#### [Supplied material]

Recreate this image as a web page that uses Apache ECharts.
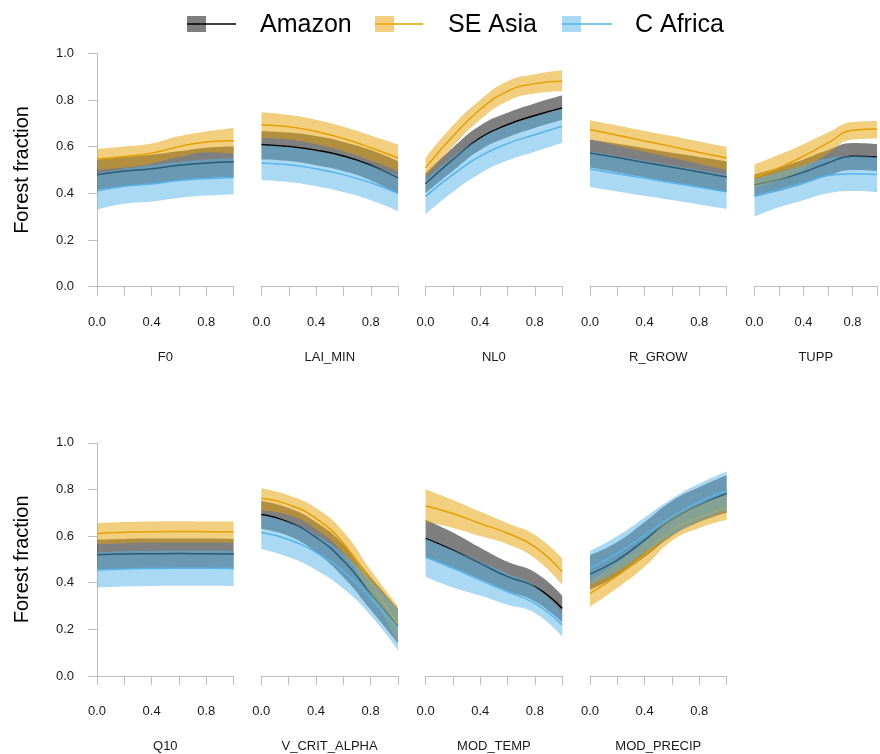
<!DOCTYPE html>
<html><head><meta charset="utf-8">
<script src="https://cdn.jsdelivr.net/npm/echarts@6/dist/echarts.min.js"></script>
<style>html,body{margin:0;padding:0;background:#fff}#c{width:880px;height:754px}</style>
</head><body><div id="c"></div>
<script>
const params = ['F0','LAI_MIN','NL0','R_GROW','TUPP','Q10','V_CRIT_ALPHA','MOD_TEMP','MOD_PRECIP'];
const xs = [0, 0.2, 0.4, 0.6, 0.8, 1.0];
const yTicks = [0, 0.2, 0.4, 0.6, 0.8, 1.0];
const regions = ['Amazon', 'SE Asia', 'C Africa'];

// Amazon
const amazonMid = [
  [0.479,0.495,0.505,0.52,0.53,0.535],
  [0.609,0.600,0.585,0.56,0.52,0.466],
  [0.441,0.544,0.637,0.694,0.733,0.766],
  [0.573,0.553,0.532,0.512,0.491,0.47],
  [0.437,0.459,0.49,0.53,0.559,0.556],
  [0.52,0.523,0.524,0.525,0.524,0.523],
  [0.693,0.66,0.595,0.495,0.355,0.215],
  [0.59,0.54,0.483,0.426,0.383,0.29],
  [0.437,0.497,0.583,0.672,0.733,0.783]
];
const amazonLo = [
  [0.414,0.43,0.44,0.455,0.465,0.47],
  [0.545,0.538,0.52,0.495,0.455,0.396],
  [0.40,0.495,0.585,0.64,0.68,0.715],
  [0.51,0.489,0.468,0.447,0.426,0.405],
  [0.385,0.41,0.44,0.475,0.50,0.495],
  [0.455,0.458,0.46,0.46,0.46,0.458],
  [0.63,0.60,0.53,0.425,0.285,0.14],
  [0.51,0.465,0.415,0.365,0.32,0.23],
  [0.37,0.43,0.51,0.60,0.66,0.70]
];
const amazonHi = [
  [0.543,0.555,0.565,0.58,0.595,0.60],
  [0.666,0.66,0.645,0.62,0.585,0.537],
  [0.485,0.595,0.69,0.745,0.785,0.82],
  [0.63,0.612,0.593,0.574,0.556,0.537],
  [0.48,0.51,0.545,0.585,0.615,0.61],
  [0.585,0.588,0.59,0.59,0.59,0.588],
  [0.75,0.72,0.66,0.565,0.425,0.29],
  [0.67,0.615,0.55,0.49,0.445,0.345],
  [0.519,0.575,0.66,0.75,0.81,0.861]
];
// SE Asia
const seAsiaMid = [
  [0.547,0.558,0.572,0.60,0.62,0.625],
  [0.694,0.685,0.665,0.635,0.595,0.551],
  [0.509,0.644,0.759,0.837,0.870,0.88],
  [0.673,0.649,0.624,0.600,0.575,0.551],
  [0.47,0.509,0.559,0.616,0.67,0.676],
  [0.611,0.616,0.619,0.62,0.619,0.617],
  [0.762,0.735,0.676,0.57,0.40,0.222],
  [0.729,0.697,0.654,0.612,0.554,0.447],
  [0.354,0.43,0.52,0.625,0.68,0.72]
];
const seAsiaLo = [
  [0.50,0.51,0.527,0.555,0.575,0.57],
  [0.637,0.63,0.61,0.58,0.54,0.494],
  [0.47,0.60,0.715,0.795,0.828,0.837],
  [0.63,0.604,0.578,0.552,0.526,0.50],
  [0.425,0.455,0.505,0.57,0.63,0.635],
  [0.565,0.569,0.572,0.573,0.572,0.57],
  [0.71,0.69,0.63,0.525,0.35,0.15],
  [0.66,0.635,0.60,0.565,0.505,0.39],
  [0.297,0.377,0.468,0.58,0.635,0.669]
];
const seAsiaHi = [
  [0.59,0.60,0.613,0.645,0.665,0.68],
  [0.747,0.735,0.715,0.685,0.648,0.609],
  [0.551,0.69,0.80,0.88,0.91,0.927],
  [0.713,0.690,0.667,0.645,0.622,0.599],
  [0.523,0.565,0.61,0.66,0.705,0.71],
  [0.655,0.66,0.663,0.664,0.663,0.662],
  [0.805,0.775,0.72,0.62,0.455,0.30],
  [0.80,0.755,0.705,0.655,0.605,0.505],
  [0.41,0.485,0.575,0.68,0.735,0.775]
];
// C Africa
const cAfricaMid = [
  [0.41,0.43,0.44,0.455,0.462,0.468],
  [0.53,0.522,0.505,0.48,0.445,0.40],
  [0.387,0.48,0.559,0.613,0.651,0.687],
  [0.504,0.484,0.465,0.445,0.426,0.406],
  [0.387,0.416,0.444,0.476,0.484,0.48],
  [0.455,0.459,0.461,0.462,0.462,0.461],
  [0.615,0.585,0.53,0.45,0.335,0.20],
  [0.509,0.462,0.411,0.361,0.311,0.219],
  [0.461,0.526,0.604,0.683,0.747,0.793]
];
const cAfricaLo = [
  [0.33,0.355,0.365,0.38,0.39,0.396],
  [0.456,0.448,0.43,0.405,0.37,0.323],
  [0.31,0.405,0.485,0.54,0.578,0.615],
  [0.427,0.408,0.389,0.371,0.352,0.333],
  [0.30,0.34,0.37,0.40,0.41,0.405],
  [0.38,0.384,0.386,0.387,0.387,0.386],
  [0.545,0.51,0.455,0.375,0.26,0.11],
  [0.425,0.38,0.345,0.305,0.27,0.168],
  [0.39,0.45,0.53,0.605,0.665,0.71]
];
const cAfricaHi = [
  [0.486,0.505,0.52,0.535,0.545,0.55],
  [0.605,0.598,0.58,0.555,0.52,0.477],
  [0.46,0.555,0.635,0.69,0.727,0.76],
  [0.58,0.56,0.54,0.52,0.50,0.48],
  [0.46,0.49,0.52,0.55,0.56,0.555],
  [0.53,0.535,0.537,0.538,0.538,0.537],
  [0.69,0.66,0.605,0.525,0.41,0.285],
  [0.59,0.54,0.49,0.44,0.385,0.27],
  [0.535,0.60,0.68,0.76,0.825,0.877]
];

const FONT = '"Liberation Sans", Arial, Helvetica, sans-serif';
const lineColors = ['#000000', '#E69F00', '#56B4E9'];
const bandColors = ['rgba(0,0,0,0.5)', 'rgba(230,159,0,0.5)', 'rgba(86,180,233,0.5)'];
const mids = [amazonMid, seAsiaMid, cAfricaMid];
const los = [amazonLo, seAsiaLo, cAfricaLo];
const his = [amazonHi, seAsiaHi, cAfricaHi];

const colLefts = [[97, 261.5, 425.5, 590, 754.5], [97, 261.3, 425.6, 590]];
const rowTops = [53.3, 442.8];
const W = 136.6, H = 233.3;
const axisGray = '#bdbdbd';
const SMOOTH = 0.5;

const grids = [], xAxes = [], yAxes = [], series = [];
params.forEach((p, i) => {
  const row = i < 5 ? 0 : 1;
  const col = row === 0 ? i : i - 5;
  grids.push({ left: colLefts[row][col], top: rowTops[row], width: W, height: H });
  // visible value axis (ticks & labels)
  xAxes.push({
    gridIndex: i, type: 'value', min: 0, max: 1, interval: 0.2, offset: 9,
    name: p, nameLocation: 'middle', nameGap: 55,
    nameTextStyle: { fontFamily: FONT, fontSize: 13, color: '#1a1a1a' },
    axisLine: { show: true, lineStyle: { color: axisGray, width: 1 } },
    axisTick: { show: true, length: 9, lineStyle: { color: axisGray, width: 1 } },
    axisLabel: {
      fontFamily: FONT, fontSize: 13, color: '#1a1a1a', margin: 20,
      formatter: v => (Math.round(v * 10) % 4 === 0 ? v.toFixed(1) : '')
    },
    splitLine: { show: false }
  });
  // hidden category axis at the same x positions, carrying the series
  xAxes.push({
    gridIndex: i, type: 'category', boundaryGap: false, show: false,
    data: xs.map(x => x.toFixed(1))
  });
  yAxes.push({
    gridIndex: i, type: 'value', min: 0, max: 1, interval: 0.2, show: col === 0, offset: 6,
    name: 'Forest fraction', nameLocation: 'middle', nameGap: 59,
    nameTextStyle: { fontFamily: FONT, fontSize: 20, color: '#000' },
    axisLine: { show: true, lineStyle: { color: axisGray, width: 1 } },
    axisTick: { show: true, length: 9, lineStyle: { color: axisGray, width: 1 } },
    axisLabel: { fontFamily: FONT, fontSize: 13, color: '#1a1a1a', margin: 17,
      formatter: v => v.toFixed(1) },
    splitLine: { show: false }
  });
  const xi = 2 * i + 1;
  for (let r = 0; r < 3; r++) {
    const lo = los[r][i], hi = his[r][i], mid = mids[r][i];
    const stackKey = 'g' + i + 'r' + r;
    const zBase = 2 + r * 3;
    series.push({
      type: 'line', xAxisIndex: xi, yAxisIndex: i, stack: stackKey, smooth: SMOOTH,
      symbol: 'none', silent: true, z: zBase, lineStyle: { width: 0, opacity: 0 },
      data: lo.slice()
    });
    series.push({
      type: 'line', xAxisIndex: xi, yAxisIndex: i, stack: stackKey, smooth: SMOOTH,
      symbol: 'none', silent: true, z: zBase + 1, lineStyle: { width: 0, opacity: 0 },
      areaStyle: { color: bandColors[r], opacity: 1 },
      data: hi.map((h, k) => h - lo[k])
    });
    series.push({
      type: 'line', xAxisIndex: xi, yAxisIndex: i, smooth: SMOOTH, name: regions[r],
      symbol: 'none', silent: true, z: zBase + 2, lineStyle: { width: 1.5, color: lineColors[r] },
      data: mid.slice()
    });
  }
});

// legend drawn as graphic elements
const legendItems = [
  { box: 187, lineEnd: 236, text: 260 },
  { box: 375, lineEnd: 423, text: 448 },
  { box: 562, lineEnd: 612, text: 635 }
];
const graphic = [];
legendItems.forEach((it, r) => {
  graphic.push({ type: 'rect', left: it.box, top: 16, shape: { width: 19, height: 16 },
    style: { fill: bandColors[r] } });
  graphic.push({ type: 'line', shape: { x1: it.box, y1: 24, x2: it.lineEnd, y2: 24 },
    style: { stroke: lineColors[r], lineWidth: 1.5 } });
  graphic.push({ type: 'text', left: it.text, top: 13,
    style: { text: regions[r], font: '25px ' + FONT, fill: '#000' } });
});

const chart = echarts.init(document.getElementById('c'), null, { renderer: 'canvas' });
chart.setOption({
  animation: false,
  backgroundColor: '#fff',
  grid: grids, xAxis: xAxes, yAxis: yAxes, series: series, graphic: graphic
});
</script></body></html>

#### [Exercise prompt]
Repeat the lines of the listing above verbatim, beginning at its first line and ending at the line containing "const regions = ['Amazon', 'SE", which is included. Omit pictures.

#### [Answer to the problem]
Recreate this image as a web page that uses Apache ECharts.
<!DOCTYPE html>
<html><head><meta charset="utf-8">
<script src="https://cdn.jsdelivr.net/npm/echarts@6/dist/echarts.min.js"></script>
<style>html,body{margin:0;padding:0;background:#fff}#c{width:880px;height:754px}</style>
</head><body><div id="c"></div>
<script>
const params = ['F0','LAI_MIN','NL0','R_GROW','TUPP','Q10','V_CRIT_ALPHA','MOD_TEMP','MOD_PRECIP'];
const xs = [0, 0.2, 0.4, 0.6, 0.8, 1.0];
const yTicks = [0, 0.2, 0.4, 0.6, 0.8, 1.0];
const regions = ['Amazon', 'SE Asia', 'C Africa'];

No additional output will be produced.